:: WHAT YOU NEED TO DO ::
Where a line holds the string "seaborn", return that line.

:: RECORDED INFORMATION ::

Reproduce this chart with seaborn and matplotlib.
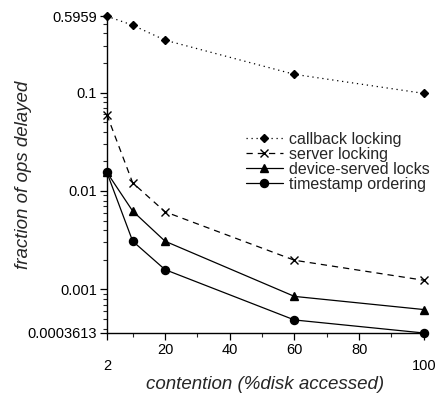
import numpy as np
import pandas as pd
import matplotlib
matplotlib.use("Agg")
import matplotlib.pyplot as plt
import matplotlib.ticker as mticker
import seaborn as sns

sns.set_style("ticks")
plt.rcParams["font.family"] = ["Liberation Sans", "DejaVu Sans"]

# data
contention = [2, 10, 20, 60, 100]
callback_locking = [0.5959, 0.483, 0.34, 0.153, 0.098]
server_locking = [0.0597, 0.0121, 0.00615, 0.00198, 0.00124]
device_served = [0.0155, 0.00625, 0.00309, 0.00085, 0.000625]
timestamp_ordering = [0.0155, 0.00309, 0.00159, 0.00049, 0.0003613]

series_names = ["callback locking", "server locking",
                "device-served locks", "timestamp ordering"]
x_ticks = [2, 20, 40, 60, 80, 100]
x_ticklabels = ["\n2", "20", "40", "60", "80", "\n100"]
y_ticks = [0.0003613, 0.001, 0.01, 0.1, 0.5959]
y_ticklabels = ["0.0003613", "0.001", "0.01", "0.1", "0.5959"]

df = pd.DataFrame({
    "contention": contention * 4,
    "frac": callback_locking + server_locking + device_served + timestamp_ordering,
    "series": np.repeat(series_names, len(contention)),
})

markers = {"callback locking": "D", "server locking": "x",
           "device-served locks": "^", "timestamp ordering": "o"}
dashes = {"callback locking": (1, 3), "server locking": (5, 4),
          "device-served locks": "", "timestamp ordering": ""}
sizes = {"callback locking": 4.2, "server locking": 5.5,
         "device-served locks": 5.8, "timestamp ordering": 5.8}

fig = plt.figure(figsize=(4.36, 3.95), dpi=100)
ax = fig.add_axes([0.245, 0.157, 0.727, 0.802])

for name in series_names:
    sub = df[df["series"] == name]
    sns.lineplot(data=sub, x="contention", y="frac", ax=ax, color="black",
                 marker=markers[name], markersize=sizes[name],
                 markeredgecolor="black", markerfacecolor="black",
                 markeredgewidth=1.0, linewidth=0.9, label=name, clip_on=False)
    if dashes[name]:
        ax.lines[-1].set_dashes(dashes[name])

ax.set_yscale("log")
ax.set_xlim(2, 100)
ax.set_ylim(0.0003613, 0.5959)

ax.set_xticks(x_ticks)
ax.set_xticklabels(x_ticklabels)
ax.xaxis.set_minor_locator(mticker.FixedLocator([10, 30, 50, 70, 90]))
ax.set_yticks(y_ticks)
ax.set_yticklabels(y_ticklabels)
ax.yaxis.set_minor_locator(mticker.LogLocator(base=10, subs=np.arange(2, 10), numticks=20))
ax.yaxis.set_minor_formatter(mticker.NullFormatter())

ax.tick_params(axis="both", which="major", labelsize=10.5, length=5, width=0.9,
               direction="out", color="black", labelcolor="black", pad=2)
ax.tick_params(axis="both", which="minor", length=3, width=0.8, direction="out")

sns.despine(ax=ax)
for side in ["left", "bottom"]:
    ax.spines[side].set_color("black")
    ax.spines[side].set_linewidth(1.0)

ax.set_xlabel("contention (%disk accessed)", fontsize=13.5, style="italic", labelpad=2)
ax.set_ylabel("fraction of ops delayed", fontsize=13.5, style="italic")
ax.yaxis.set_label_coords(-0.237, 0.5)
ax.grid(False)

leg = ax.legend(loc="upper left", bbox_to_anchor=(0.414, 0.66), frameon=False,
                fontsize=11.5, handlelength=2.3, handletextpad=0.4,
                labelspacing=0.0, borderpad=0)

fig.savefig("out.png", dpi=100)
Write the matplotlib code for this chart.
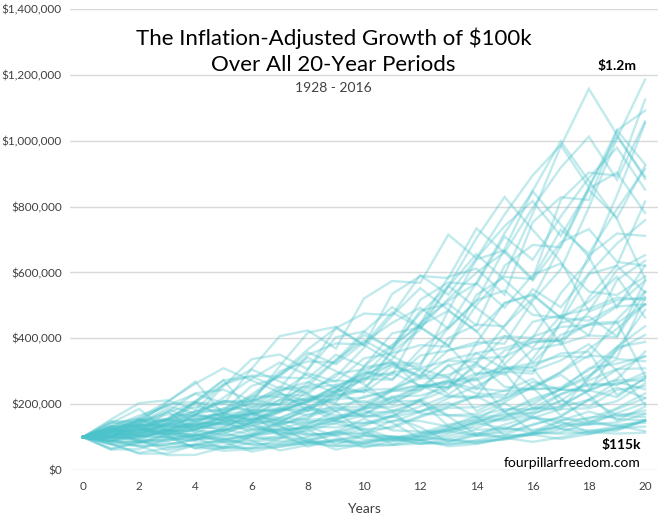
import matplotlib.pyplot as plt
import matplotlib.ticker as mticker
import numpy as np

# S&P 500 total return by year, %, 1928-2016
years = list(range(1928, 2017))
sp500_return = [
    43.81, -8.30, -25.12, -43.84, -8.64, 49.98, -1.19, 46.74, 31.94, -35.34,
    29.28, -1.10, -10.67, -12.77, 19.17, 25.06, 19.03, 35.82, -8.43, 5.20,
    5.70, 18.30, 30.81, 23.68, 18.15, -1.21, 52.56, 32.60, 7.44, -10.46,
    43.72, 12.06, 0.34, 26.64, -8.81, 22.61, 16.42, 12.40, -9.97, 23.80,
    10.81, -8.24, 3.56, 14.22, 18.76, -14.31, -25.90, 37.00, 23.83, -6.98,
    6.51, 18.52, 31.74, -4.70, 20.42, 22.34, 6.15, 31.24, 18.49, 5.81,
    16.54, 31.48, -3.06, 30.23, 7.49, 9.97, 1.33, 37.20, 22.68, 33.10,
    28.34, 20.89, -9.03, -11.85, -21.97, 28.36, 10.74, 4.83, 15.61, 5.48,
    -36.55, 25.94, 14.82, 2.10, 15.89, 32.15, 13.52, 1.38, 11.77,
]
# CPI inflation by year, %, 1928-2016
cpi_inflation = [
    -0.97, 0.20, -6.03, -9.52, -10.30, 0.51, 2.03, 2.99, 1.21, 3.10,
    -2.78, -0.48, 0.96, 9.72, 9.29, 3.16, 2.11, 2.25, 18.13, 8.84,
    2.99, -2.07, 5.93, 6.00, 0.75, 0.75, -0.74, 0.37, 2.99, 2.90,
    1.76, 1.73, 1.36, 0.67, 1.33, 1.64, 0.97, 1.92, 3.46, 3.04,
    4.72, 6.20, 5.57, 3.27, 3.41, 8.71, 12.34, 6.94, 4.86, 6.70,
    9.02, 13.29, 12.52, 8.92, 3.83, 3.79, 3.95, 3.80, 1.10, 4.43,
    4.42, 4.65, 6.11, 3.06, 2.90, 2.75, 2.67, 2.54, 3.32, 1.70,
    1.61, 2.68, 3.39, 1.55, 2.38, 1.88, 3.26, 3.42, 2.54, 4.08,
    0.09, 2.72, 1.50, 2.96, 1.74, 1.50, 0.76, 0.73, 2.07,
]
start_value = 100000
period = 20

y_ticks = [0, 200000, 400000, 600000, 800000, 1000000, 1200000, 1400000]
x_ticks = list(range(0, 21, 2))

real_growth = (1 + np.array(sp500_return) / 100) / (1 + np.array(cpi_inflation) / 100)

plt.rcParams['font.family'] = ['Lato', 'DejaVu Sans']

fig = plt.figure(figsize=(6.67, 5.23), dpi=100)
ax = fig.add_axes([0.105, 0.1013, 0.8815, 0.8815])

t = np.arange(period + 1)
for s in range(len(years) - period + 1):
    path = start_value * np.concatenate([[1], np.cumprod(real_growth[s:s + period])])
    ax.plot(t, path, color='#4cc3cb', alpha=0.35, lw=1.7, solid_joinstyle='miter')

ax.set_xlim(-0.46, 20.46)
ax.set_ylim(0, 1400000)
ax.set_yticks(y_ticks)
ax.set_xticks(x_ticks)
ax.yaxis.set_major_formatter(mticker.FuncFormatter(lambda v, p: f'${v:,.0f}'))
ax.grid(axis='y', color='#d9d9d9', lw=1)
ax.set_axisbelow(True)
for sp in ax.spines.values():
    sp.set_visible(False)
ax.tick_params(length=0, labelsize=8.5, colors='#404040', pad=6)
ax.tick_params(axis='x', pad=8)
ax.set_xlabel('Years', fontsize=10, color='#404040', labelpad=8)

fig.text(0.5, 0.927, 'The Inflation-Adjusted Growth of $100k', ha='center', va='center', fontsize=16)
fig.text(0.5, 0.876, 'Over All 20-Year Periods', ha='center', va='center', fontsize=16)
fig.text(0.5, 0.832, '1928 - 2016', ha='center', va='center', fontsize=10, color='#404040')
ax.text(19.7, 1208000, '$1.2m', ha='right', va='bottom', fontsize=10, fontweight='bold')
ax.text(19.85, 75000, '$115k', ha='right', va='center', fontsize=10, fontweight='bold')
ax.text(19.85, 20000, 'fourpillarfreedom.com', ha='right', va='center', fontsize=10)

fig.savefig('out.png', dpi=100)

:: SOLUTION TO THE EXERCISE ::
Reproduce this chart with seaborn and matplotlib.
import seaborn as sns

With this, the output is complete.